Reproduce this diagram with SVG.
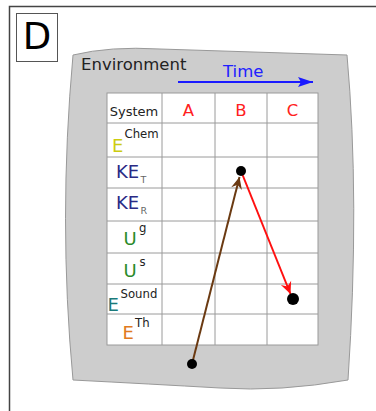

---

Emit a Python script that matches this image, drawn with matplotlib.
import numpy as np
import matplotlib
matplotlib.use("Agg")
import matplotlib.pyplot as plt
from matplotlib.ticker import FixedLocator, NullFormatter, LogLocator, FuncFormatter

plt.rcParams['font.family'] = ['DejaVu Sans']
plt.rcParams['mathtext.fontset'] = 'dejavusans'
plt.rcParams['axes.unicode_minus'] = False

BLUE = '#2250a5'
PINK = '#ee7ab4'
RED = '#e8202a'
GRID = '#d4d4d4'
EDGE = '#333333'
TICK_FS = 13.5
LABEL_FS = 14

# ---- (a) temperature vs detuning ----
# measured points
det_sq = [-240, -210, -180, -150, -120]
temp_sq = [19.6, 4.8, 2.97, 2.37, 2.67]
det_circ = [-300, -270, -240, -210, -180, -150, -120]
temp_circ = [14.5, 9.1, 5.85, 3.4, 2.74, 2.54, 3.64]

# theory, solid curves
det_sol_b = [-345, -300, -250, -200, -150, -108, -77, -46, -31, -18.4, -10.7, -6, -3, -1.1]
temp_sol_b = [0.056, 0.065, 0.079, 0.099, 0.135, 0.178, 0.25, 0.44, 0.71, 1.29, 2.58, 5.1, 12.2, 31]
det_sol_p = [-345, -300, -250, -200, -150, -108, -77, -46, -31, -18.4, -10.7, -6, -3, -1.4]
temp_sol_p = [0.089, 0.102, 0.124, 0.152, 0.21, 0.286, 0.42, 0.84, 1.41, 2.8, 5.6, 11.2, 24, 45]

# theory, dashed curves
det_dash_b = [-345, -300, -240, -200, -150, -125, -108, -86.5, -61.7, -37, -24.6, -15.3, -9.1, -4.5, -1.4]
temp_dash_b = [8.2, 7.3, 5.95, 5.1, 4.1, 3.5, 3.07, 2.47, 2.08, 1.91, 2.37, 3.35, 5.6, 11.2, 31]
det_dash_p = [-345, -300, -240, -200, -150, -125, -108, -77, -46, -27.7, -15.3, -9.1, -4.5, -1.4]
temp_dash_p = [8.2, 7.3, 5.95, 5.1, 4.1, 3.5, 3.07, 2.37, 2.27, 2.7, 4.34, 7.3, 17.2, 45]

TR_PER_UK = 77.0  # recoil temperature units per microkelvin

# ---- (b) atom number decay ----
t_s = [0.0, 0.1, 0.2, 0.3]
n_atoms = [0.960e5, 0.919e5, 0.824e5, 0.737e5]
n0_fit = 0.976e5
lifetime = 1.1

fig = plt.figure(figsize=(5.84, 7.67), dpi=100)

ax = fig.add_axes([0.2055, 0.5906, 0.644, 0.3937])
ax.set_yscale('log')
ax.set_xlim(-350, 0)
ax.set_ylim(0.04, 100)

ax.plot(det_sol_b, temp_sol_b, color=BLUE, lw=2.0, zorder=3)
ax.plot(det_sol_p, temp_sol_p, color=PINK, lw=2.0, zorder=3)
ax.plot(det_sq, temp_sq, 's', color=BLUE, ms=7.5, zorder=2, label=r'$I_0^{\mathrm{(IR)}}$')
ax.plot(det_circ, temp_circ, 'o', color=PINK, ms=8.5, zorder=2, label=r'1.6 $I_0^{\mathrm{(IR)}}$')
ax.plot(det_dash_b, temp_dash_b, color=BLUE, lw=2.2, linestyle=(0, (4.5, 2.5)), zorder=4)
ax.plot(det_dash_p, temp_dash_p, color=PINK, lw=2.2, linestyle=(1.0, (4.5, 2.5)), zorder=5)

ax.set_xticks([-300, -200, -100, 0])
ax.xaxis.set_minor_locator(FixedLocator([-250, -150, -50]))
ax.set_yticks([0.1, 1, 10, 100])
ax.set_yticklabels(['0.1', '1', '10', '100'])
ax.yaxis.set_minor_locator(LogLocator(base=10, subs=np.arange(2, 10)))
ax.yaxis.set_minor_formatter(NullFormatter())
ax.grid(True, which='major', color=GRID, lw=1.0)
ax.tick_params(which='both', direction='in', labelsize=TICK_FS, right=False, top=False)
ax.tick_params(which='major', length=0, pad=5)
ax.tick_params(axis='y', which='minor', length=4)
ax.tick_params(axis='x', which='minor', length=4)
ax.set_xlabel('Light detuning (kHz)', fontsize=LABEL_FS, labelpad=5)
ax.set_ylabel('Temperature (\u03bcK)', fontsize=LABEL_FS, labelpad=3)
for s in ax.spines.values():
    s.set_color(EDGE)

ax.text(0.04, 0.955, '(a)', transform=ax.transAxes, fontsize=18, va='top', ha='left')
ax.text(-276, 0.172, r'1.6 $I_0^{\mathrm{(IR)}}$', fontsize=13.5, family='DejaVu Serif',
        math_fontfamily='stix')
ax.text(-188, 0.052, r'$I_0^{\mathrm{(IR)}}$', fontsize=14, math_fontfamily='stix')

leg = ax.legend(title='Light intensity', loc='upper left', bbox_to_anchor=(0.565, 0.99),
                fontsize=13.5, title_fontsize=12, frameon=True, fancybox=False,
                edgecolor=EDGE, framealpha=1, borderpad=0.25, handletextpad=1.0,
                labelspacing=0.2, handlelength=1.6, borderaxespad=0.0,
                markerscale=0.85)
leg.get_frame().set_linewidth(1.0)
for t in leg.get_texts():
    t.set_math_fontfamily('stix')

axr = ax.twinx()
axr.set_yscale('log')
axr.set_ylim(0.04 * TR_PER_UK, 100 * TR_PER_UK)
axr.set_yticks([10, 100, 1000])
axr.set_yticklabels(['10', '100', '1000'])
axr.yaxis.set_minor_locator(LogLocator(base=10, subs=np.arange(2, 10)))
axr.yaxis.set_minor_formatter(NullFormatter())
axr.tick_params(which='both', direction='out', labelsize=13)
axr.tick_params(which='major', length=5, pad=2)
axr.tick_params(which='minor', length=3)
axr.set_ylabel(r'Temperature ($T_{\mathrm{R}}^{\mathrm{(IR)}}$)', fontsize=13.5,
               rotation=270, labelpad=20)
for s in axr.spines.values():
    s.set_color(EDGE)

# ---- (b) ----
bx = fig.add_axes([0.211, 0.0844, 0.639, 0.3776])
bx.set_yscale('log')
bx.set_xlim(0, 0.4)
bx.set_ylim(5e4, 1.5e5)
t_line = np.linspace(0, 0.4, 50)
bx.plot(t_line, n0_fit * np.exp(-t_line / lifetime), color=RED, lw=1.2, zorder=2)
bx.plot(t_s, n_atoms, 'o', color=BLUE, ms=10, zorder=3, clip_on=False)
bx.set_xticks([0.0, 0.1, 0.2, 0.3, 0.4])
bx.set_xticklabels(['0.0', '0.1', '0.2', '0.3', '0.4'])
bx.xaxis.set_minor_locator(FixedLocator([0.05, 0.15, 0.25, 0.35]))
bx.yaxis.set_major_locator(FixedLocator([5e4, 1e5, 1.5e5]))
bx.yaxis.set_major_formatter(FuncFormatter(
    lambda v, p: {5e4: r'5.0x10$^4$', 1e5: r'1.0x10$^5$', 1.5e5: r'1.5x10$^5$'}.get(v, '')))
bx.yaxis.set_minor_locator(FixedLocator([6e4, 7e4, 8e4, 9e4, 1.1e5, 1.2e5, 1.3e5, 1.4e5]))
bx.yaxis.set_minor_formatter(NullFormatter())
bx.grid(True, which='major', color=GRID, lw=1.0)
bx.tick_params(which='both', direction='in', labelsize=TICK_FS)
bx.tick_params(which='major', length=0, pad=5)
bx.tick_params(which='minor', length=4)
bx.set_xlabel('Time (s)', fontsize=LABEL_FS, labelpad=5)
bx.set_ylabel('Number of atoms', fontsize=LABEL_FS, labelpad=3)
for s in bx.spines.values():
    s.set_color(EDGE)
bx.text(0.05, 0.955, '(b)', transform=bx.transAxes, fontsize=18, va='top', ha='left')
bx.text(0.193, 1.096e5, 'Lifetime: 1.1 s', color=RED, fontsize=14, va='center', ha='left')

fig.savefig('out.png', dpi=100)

==

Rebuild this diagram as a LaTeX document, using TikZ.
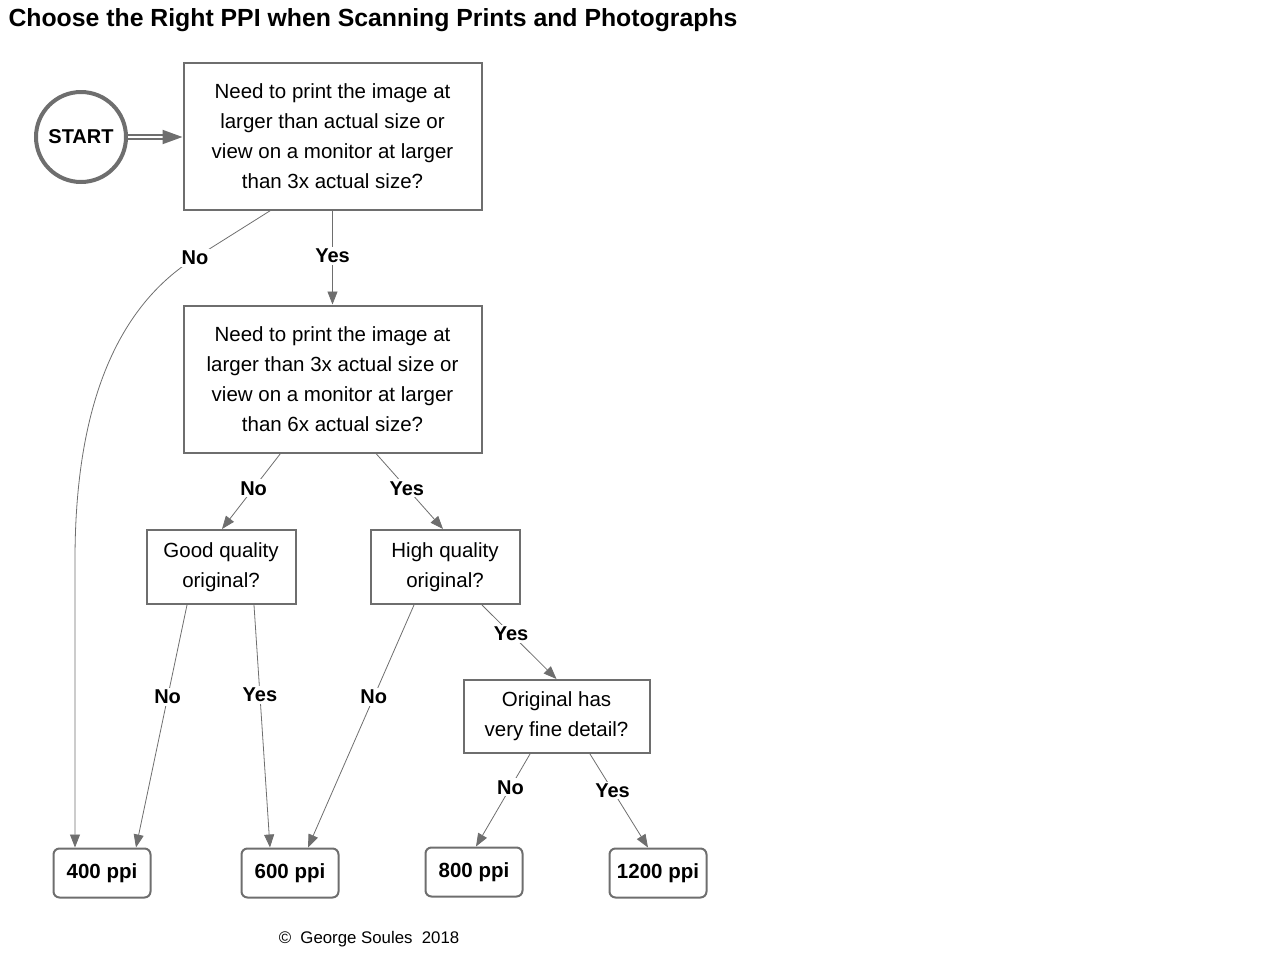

> **Objective**: Where a line above includes "diagram", copy that line.

> **Final result**:
Reproduce this diagram with SVG.
Rebuild this diagram as a LaTeX document, using TikZ.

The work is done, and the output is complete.